**GIVEN PROBLEM**
Take the lines from the top down to and including the one with "from bokeh.resources import INLINE" and repeat them exactly. Omit images.

**DATA BLOCK**
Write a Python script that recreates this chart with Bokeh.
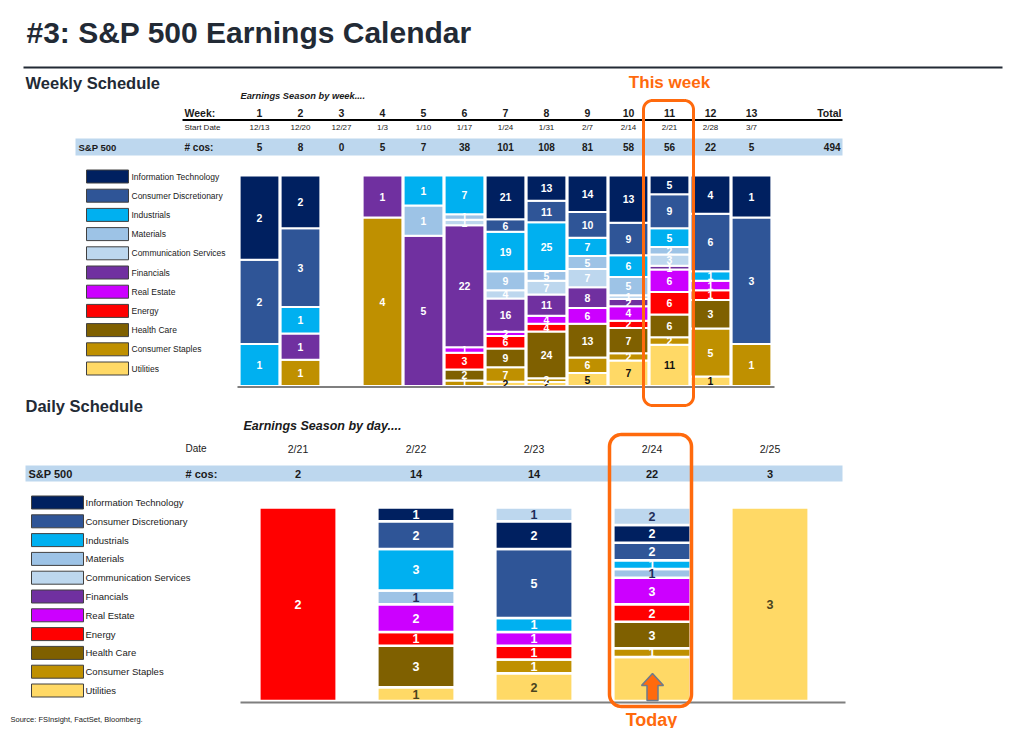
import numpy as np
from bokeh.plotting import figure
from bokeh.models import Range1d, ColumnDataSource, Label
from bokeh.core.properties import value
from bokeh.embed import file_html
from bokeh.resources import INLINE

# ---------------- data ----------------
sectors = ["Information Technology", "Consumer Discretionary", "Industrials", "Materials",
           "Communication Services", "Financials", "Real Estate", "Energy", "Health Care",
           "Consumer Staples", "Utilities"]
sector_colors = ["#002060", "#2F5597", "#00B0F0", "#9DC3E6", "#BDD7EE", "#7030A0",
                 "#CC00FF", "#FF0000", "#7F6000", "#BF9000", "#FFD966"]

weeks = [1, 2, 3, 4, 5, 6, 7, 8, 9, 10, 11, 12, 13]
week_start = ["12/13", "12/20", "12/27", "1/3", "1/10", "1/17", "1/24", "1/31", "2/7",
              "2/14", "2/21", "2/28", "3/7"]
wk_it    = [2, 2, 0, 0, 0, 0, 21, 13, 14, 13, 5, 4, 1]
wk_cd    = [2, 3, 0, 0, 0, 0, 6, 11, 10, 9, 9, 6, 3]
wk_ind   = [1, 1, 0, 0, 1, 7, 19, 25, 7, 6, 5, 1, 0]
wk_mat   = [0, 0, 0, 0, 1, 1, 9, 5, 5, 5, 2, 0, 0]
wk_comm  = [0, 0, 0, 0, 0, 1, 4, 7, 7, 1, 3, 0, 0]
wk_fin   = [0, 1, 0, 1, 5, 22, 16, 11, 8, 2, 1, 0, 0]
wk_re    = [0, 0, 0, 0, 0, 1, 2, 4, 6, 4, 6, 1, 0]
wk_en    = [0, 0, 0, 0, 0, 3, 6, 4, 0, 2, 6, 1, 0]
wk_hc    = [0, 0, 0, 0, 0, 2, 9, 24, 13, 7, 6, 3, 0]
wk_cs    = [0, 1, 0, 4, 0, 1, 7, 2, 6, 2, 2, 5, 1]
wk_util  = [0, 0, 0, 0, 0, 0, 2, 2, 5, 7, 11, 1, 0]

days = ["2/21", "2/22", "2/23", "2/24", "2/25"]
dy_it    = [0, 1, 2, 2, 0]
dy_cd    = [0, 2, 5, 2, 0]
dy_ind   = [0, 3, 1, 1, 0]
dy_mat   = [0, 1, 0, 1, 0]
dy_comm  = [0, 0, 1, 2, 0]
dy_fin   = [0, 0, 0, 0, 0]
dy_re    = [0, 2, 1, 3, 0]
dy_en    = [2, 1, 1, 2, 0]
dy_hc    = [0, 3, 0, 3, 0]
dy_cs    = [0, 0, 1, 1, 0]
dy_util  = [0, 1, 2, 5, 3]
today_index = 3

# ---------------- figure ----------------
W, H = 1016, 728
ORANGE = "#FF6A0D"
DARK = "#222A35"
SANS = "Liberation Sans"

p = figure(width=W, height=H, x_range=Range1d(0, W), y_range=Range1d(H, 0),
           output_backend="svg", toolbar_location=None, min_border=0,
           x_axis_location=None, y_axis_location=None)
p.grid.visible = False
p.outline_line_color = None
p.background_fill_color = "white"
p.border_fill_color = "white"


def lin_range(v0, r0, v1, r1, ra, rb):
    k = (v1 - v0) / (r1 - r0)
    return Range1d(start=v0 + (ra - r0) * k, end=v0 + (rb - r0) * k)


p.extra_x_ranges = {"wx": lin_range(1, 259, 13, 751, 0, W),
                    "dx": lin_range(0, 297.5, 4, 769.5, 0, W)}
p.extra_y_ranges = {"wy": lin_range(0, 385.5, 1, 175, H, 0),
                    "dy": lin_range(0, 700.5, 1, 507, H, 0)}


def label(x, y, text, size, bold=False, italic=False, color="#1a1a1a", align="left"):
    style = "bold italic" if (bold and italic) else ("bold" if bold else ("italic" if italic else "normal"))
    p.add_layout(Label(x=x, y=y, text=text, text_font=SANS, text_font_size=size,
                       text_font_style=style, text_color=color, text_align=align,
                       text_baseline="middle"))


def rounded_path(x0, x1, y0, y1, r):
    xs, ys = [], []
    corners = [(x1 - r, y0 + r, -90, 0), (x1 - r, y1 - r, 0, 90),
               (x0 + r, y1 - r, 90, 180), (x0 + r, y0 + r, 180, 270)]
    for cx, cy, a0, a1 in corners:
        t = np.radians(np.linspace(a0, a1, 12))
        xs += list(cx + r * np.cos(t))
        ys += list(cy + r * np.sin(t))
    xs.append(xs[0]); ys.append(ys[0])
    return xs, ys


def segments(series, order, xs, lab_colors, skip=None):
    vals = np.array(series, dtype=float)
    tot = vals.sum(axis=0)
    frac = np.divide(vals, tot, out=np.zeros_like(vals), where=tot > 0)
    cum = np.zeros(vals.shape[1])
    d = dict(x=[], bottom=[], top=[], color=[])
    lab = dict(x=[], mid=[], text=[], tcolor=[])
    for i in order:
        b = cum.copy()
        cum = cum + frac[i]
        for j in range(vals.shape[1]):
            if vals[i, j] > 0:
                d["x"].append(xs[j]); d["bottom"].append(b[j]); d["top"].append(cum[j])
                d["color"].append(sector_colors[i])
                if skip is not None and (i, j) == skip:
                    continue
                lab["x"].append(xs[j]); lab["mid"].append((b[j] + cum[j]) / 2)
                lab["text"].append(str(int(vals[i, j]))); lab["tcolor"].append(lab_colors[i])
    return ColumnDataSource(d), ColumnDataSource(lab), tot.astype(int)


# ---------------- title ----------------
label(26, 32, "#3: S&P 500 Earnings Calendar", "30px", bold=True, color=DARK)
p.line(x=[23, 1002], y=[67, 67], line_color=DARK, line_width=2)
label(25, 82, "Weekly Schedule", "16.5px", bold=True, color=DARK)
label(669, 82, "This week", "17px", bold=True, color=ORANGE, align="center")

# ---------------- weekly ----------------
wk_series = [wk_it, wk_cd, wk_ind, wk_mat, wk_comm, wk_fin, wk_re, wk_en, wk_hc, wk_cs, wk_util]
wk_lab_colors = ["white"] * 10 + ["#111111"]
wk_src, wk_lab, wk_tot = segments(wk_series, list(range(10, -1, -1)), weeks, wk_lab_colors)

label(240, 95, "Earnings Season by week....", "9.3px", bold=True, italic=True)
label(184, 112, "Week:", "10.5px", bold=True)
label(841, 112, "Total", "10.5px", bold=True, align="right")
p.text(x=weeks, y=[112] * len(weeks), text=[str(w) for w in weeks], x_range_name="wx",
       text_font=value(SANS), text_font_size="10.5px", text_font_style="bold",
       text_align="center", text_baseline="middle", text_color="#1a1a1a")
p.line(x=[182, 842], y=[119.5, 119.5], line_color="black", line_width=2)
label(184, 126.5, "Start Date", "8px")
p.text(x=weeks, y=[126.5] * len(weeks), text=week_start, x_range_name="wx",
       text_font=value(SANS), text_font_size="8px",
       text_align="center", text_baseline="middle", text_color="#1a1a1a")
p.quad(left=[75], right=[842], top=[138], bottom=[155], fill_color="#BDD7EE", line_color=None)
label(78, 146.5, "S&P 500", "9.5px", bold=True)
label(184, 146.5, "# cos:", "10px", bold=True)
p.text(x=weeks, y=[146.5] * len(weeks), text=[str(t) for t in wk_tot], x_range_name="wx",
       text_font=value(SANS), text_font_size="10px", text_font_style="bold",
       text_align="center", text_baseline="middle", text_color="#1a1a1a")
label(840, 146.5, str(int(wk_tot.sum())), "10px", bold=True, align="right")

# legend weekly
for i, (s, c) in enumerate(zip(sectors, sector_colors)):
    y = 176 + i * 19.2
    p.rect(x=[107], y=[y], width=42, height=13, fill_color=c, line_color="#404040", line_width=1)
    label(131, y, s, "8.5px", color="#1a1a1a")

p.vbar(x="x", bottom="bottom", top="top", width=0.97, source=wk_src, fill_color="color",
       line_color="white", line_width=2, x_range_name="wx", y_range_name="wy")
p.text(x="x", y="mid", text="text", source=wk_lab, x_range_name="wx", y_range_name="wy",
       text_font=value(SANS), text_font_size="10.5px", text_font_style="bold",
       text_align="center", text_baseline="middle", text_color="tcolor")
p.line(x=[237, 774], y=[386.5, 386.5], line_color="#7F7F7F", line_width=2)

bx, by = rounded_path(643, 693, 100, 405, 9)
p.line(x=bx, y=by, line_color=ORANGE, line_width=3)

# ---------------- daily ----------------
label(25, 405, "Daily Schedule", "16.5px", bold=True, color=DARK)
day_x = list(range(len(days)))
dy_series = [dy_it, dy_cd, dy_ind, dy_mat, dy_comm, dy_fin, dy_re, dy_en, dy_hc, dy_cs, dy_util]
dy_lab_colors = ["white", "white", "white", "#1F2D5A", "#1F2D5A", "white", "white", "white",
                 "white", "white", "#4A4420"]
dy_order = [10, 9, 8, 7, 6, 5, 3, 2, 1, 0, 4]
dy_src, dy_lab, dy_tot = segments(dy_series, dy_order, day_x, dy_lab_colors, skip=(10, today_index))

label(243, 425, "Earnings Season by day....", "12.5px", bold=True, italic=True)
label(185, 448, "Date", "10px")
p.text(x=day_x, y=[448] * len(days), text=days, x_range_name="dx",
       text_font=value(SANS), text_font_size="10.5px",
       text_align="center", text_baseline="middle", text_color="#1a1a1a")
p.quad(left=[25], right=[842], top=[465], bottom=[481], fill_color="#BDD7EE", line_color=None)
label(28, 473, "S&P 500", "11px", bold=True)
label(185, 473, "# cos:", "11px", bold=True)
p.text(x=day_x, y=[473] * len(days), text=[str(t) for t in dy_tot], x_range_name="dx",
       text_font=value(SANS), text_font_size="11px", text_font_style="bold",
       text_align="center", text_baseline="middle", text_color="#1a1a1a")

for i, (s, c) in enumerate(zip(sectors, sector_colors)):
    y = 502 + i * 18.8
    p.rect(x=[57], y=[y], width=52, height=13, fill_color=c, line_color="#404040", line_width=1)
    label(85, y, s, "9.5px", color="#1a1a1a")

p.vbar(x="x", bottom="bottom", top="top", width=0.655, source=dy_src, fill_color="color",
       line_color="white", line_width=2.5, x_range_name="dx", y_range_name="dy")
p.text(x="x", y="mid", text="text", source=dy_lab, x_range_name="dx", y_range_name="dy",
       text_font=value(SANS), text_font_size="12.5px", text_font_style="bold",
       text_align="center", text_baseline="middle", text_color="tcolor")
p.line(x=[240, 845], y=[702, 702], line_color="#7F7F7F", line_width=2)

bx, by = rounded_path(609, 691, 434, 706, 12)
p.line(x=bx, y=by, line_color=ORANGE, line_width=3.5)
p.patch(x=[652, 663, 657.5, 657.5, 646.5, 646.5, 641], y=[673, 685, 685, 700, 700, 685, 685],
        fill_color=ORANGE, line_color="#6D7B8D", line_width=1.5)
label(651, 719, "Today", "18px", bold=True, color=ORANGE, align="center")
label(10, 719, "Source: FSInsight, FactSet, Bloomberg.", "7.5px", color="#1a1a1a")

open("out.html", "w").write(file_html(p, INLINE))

**SOLUTION TO THIS EXERCISE**
Write a Python script that recreates this chart with Bokeh.
import numpy as np
from bokeh.plotting import figure
from bokeh.models import Range1d, ColumnDataSource, Label
from bokeh.core.properties import value
from bokeh.embed import file_html
from bokeh.resources import INLINE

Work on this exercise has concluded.